THE TASK: Copy each line below exactly and leave the pictures out.

DATASET SECTION:
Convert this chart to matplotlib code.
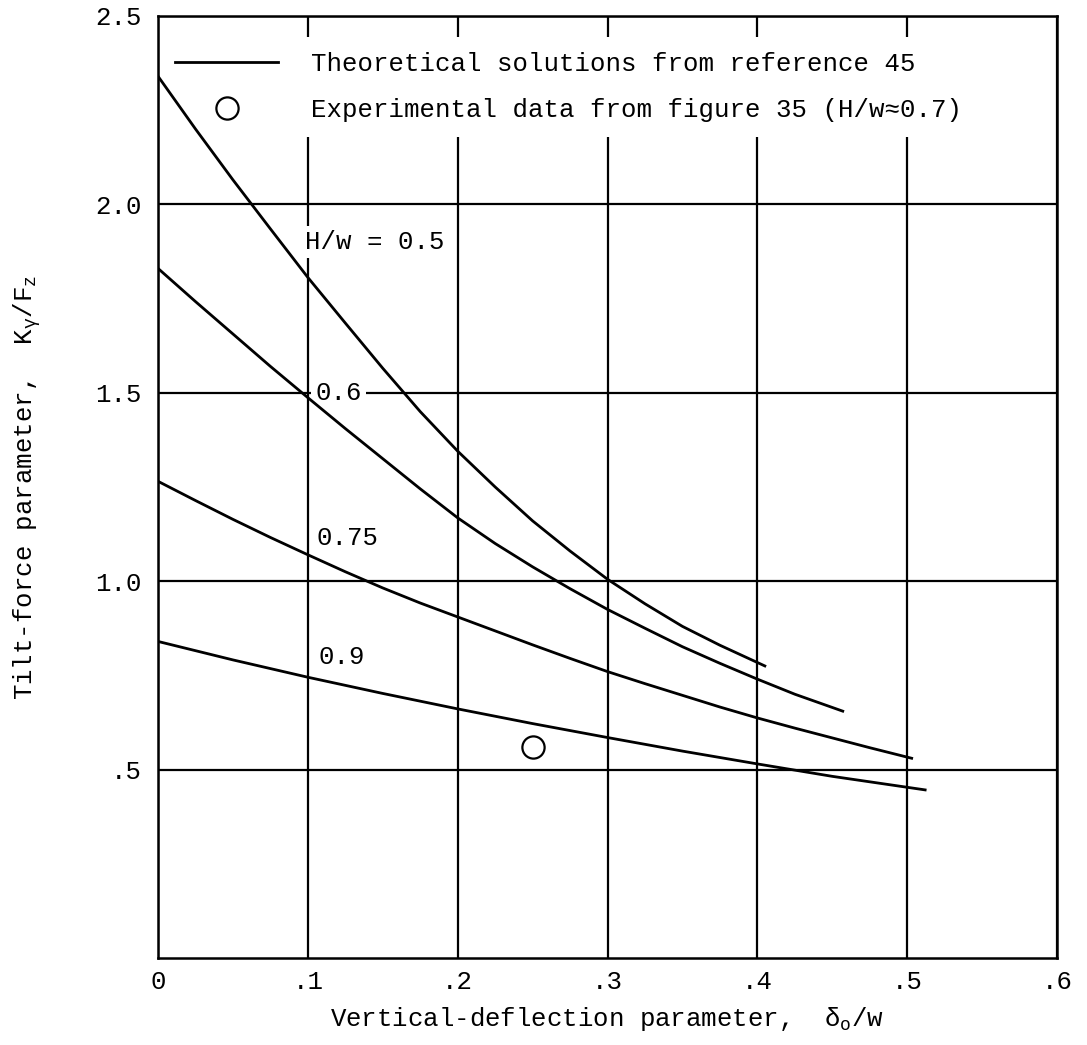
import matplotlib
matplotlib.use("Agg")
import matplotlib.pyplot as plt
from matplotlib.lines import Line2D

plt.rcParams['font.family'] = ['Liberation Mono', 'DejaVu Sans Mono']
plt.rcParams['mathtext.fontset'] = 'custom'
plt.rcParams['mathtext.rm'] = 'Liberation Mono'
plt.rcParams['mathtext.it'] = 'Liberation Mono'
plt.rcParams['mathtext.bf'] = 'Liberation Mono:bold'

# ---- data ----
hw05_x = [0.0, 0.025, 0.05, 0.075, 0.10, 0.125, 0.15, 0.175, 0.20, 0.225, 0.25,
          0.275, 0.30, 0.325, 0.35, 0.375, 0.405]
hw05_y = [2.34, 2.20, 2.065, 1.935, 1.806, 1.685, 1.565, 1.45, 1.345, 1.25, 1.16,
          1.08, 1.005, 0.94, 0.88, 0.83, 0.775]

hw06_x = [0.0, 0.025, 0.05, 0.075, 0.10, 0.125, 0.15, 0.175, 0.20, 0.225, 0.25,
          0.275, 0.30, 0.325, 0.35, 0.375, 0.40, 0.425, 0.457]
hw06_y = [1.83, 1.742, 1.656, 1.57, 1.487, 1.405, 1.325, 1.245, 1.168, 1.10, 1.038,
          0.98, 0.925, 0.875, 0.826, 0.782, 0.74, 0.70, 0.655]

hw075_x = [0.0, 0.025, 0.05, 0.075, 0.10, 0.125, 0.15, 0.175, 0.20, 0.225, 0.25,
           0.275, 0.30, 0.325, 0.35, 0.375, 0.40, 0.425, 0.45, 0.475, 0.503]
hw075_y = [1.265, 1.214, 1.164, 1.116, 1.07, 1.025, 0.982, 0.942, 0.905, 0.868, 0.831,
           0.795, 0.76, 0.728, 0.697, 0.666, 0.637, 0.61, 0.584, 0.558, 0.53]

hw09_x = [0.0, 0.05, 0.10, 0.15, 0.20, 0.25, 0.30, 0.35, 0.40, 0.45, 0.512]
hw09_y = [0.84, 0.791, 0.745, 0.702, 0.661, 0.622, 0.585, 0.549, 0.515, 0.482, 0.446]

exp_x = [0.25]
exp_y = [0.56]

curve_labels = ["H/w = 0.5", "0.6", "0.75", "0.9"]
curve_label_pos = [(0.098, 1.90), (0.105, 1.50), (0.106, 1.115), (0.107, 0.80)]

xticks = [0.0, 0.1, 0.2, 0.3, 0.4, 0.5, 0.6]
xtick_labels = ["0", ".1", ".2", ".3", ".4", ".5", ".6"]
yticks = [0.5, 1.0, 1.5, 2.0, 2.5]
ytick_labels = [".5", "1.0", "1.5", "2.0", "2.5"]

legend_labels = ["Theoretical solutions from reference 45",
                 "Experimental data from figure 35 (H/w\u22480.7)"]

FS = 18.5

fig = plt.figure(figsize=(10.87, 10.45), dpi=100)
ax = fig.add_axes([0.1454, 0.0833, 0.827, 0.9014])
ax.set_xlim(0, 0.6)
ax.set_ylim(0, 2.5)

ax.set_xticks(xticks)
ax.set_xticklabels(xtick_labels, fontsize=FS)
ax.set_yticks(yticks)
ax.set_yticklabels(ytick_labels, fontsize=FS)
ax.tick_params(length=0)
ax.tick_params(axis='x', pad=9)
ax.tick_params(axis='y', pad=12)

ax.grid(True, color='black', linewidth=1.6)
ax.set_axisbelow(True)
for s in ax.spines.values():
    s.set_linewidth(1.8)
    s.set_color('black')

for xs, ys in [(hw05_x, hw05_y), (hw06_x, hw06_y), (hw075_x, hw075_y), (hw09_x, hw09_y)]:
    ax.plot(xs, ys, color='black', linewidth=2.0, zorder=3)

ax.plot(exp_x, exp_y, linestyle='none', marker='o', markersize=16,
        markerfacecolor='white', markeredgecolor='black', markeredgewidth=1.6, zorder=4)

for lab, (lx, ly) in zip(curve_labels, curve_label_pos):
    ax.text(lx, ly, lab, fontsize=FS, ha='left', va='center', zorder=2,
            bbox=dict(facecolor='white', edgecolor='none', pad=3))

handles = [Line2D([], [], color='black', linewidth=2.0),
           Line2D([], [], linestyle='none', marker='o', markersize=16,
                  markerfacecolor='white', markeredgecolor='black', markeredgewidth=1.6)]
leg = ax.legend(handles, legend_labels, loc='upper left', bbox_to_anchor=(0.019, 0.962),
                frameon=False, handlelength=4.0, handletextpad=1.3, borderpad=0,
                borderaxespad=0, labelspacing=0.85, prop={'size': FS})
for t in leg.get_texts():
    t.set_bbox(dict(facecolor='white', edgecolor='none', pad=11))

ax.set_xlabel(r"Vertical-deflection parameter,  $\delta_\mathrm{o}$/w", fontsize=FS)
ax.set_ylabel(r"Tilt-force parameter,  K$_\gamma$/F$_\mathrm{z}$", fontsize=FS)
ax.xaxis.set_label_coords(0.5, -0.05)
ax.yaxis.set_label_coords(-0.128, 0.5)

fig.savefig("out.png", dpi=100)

SOLUTION TO THE PROBLEM:
Convert this chart to matplotlib code.
import matplotlib
matplotlib.use("Agg")
import matplotlib.pyplot as plt
from matplotlib.lines import Line2D

plt.rcParams['font.family'] = ['Liberation Mono', 'DejaVu Sans Mono']
plt.rcParams['mathtext.fontset'] = 'custom'
plt.rcParams['mathtext.rm'] = 'Liberation Mono'
plt.rcParams['mathtext.it'] = 'Liberation Mono'
plt.rcParams['mathtext.bf'] = 'Liberation Mono:bold'

# ---- data ----
hw05_x = [0.0, 0.025, 0.05, 0.075, 0.10, 0.125, 0.15, 0.175, 0.20, 0.225, 0.25,
          0.275, 0.30, 0.325, 0.35, 0.375, 0.405]
hw05_y = [2.34, 2.20, 2.065, 1.935, 1.806, 1.685, 1.565, 1.45, 1.345, 1.25, 1.16,
          1.08, 1.005, 0.94, 0.88, 0.83, 0.775]

hw06_x = [0.0, 0.025, 0.05, 0.075, 0.10, 0.125, 0.15, 0.175, 0.20, 0.225, 0.25,
          0.275, 0.30, 0.325, 0.35, 0.375, 0.40, 0.425, 0.457]
hw06_y = [1.83, 1.742, 1.656, 1.57, 1.487, 1.405, 1.325, 1.245, 1.168, 1.10, 1.038,
          0.98, 0.925, 0.875, 0.826, 0.782, 0.74, 0.70, 0.655]

hw075_x = [0.0, 0.025, 0.05, 0.075, 0.10, 0.125, 0.15, 0.175, 0.20, 0.225, 0.25,
           0.275, 0.30, 0.325, 0.35, 0.375, 0.40, 0.425, 0.45, 0.475, 0.503]
hw075_y = [1.265, 1.214, 1.164, 1.116, 1.07, 1.025, 0.982, 0.942, 0.905, 0.868, 0.831,
           0.795, 0.76, 0.728, 0.697, 0.666, 0.637, 0.61, 0.584, 0.558, 0.53]

hw09_x = [0.0, 0.05, 0.10, 0.15, 0.20, 0.25, 0.30, 0.35, 0.40, 0.45, 0.512]
hw09_y = [0.84, 0.791, 0.745, 0.702, 0.661, 0.622, 0.585, 0.549, 0.515, 0.482, 0.446]

exp_x = [0.25]
exp_y = [0.56]

curve_labels = ["H/w = 0.5", "0.6", "0.75", "0.9"]
curve_label_pos = [(0.098, 1.90), (0.105, 1.50), (0.106, 1.115), (0.107, 0.80)]

xticks = [0.0, 0.1, 0.2, 0.3, 0.4, 0.5, 0.6]
xtick_labels = ["0", ".1", ".2", ".3", ".4", ".5", ".6"]
yticks = [0.5, 1.0, 1.5, 2.0, 2.5]
ytick_labels = [".5", "1.0", "1.5", "2.0", "2.5"]

legend_labels = ["Theoretical solutions from reference 45",
                 "Experimental data from figure 35 (H/w\u22480.7)"]

FS = 18.5

fig = plt.figure(figsize=(10.87, 10.45), dpi=100)
ax = fig.add_axes([0.1454, 0.0833, 0.827, 0.9014])
ax.set_xlim(0, 0.6)
ax.set_ylim(0, 2.5)

ax.set_xticks(xticks)
ax.set_xticklabels(xtick_labels, fontsize=FS)
ax.set_yticks(yticks)
ax.set_yticklabels(ytick_labels, fontsize=FS)
ax.tick_params(length=0)
ax.tick_params(axis='x', pad=9)
ax.tick_params(axis='y', pad=12)

ax.grid(True, color='black', linewidth=1.6)
ax.set_axisbelow(True)
for s in ax.spines.values():
    s.set_linewidth(1.8)
    s.set_color('black')

for xs, ys in [(hw05_x, hw05_y), (hw06_x, hw06_y), (hw075_x, hw075_y), (hw09_x, hw09_y)]:
    ax.plot(xs, ys, color='black', linewidth=2.0, zorder=3)

ax.plot(exp_x, exp_y, linestyle='none', marker='o', markersize=16,
        markerfacecolor='white', markeredgecolor='black', markeredgewidth=1.6, zorder=4)

for lab, (lx, ly) in zip(curve_labels, curve_label_pos):
    ax.text(lx, ly, lab, fontsize=FS, ha='left', va='center', zorder=2,
            bbox=dict(facecolor='white', edgecolor='none', pad=3))

handles = [Line2D([], [], color='black', linewidth=2.0),
           Line2D([], [], linestyle='none', marker='o', markersize=16,
                  markerfacecolor='white', markeredgecolor='black', markeredgewidth=1.6)]
leg = ax.legend(handles, legend_labels, loc='upper left', bbox_to_anchor=(0.019, 0.962),
                frameon=False, handlelength=4.0, handletextpad=1.3, borderpad=0,
                borderaxespad=0, labelspacing=0.85, prop={'size': FS})
for t in leg.get_texts():
    t.set_bbox(dict(facecolor='white', edgecolor='none', pad=11))

ax.set_xlabel(r"Vertical-deflection parameter,  $\delta_\mathrm{o}$/w", fontsize=FS)
ax.set_ylabel(r"Tilt-force parameter,  K$_\gamma$/F$_\mathrm{z}$", fontsize=FS)
ax.xaxis.set_label_coords(0.5, -0.05)
ax.yaxis.set_label_coords(-0.128, 0.5)

fig.savefig("out.png", dpi=100)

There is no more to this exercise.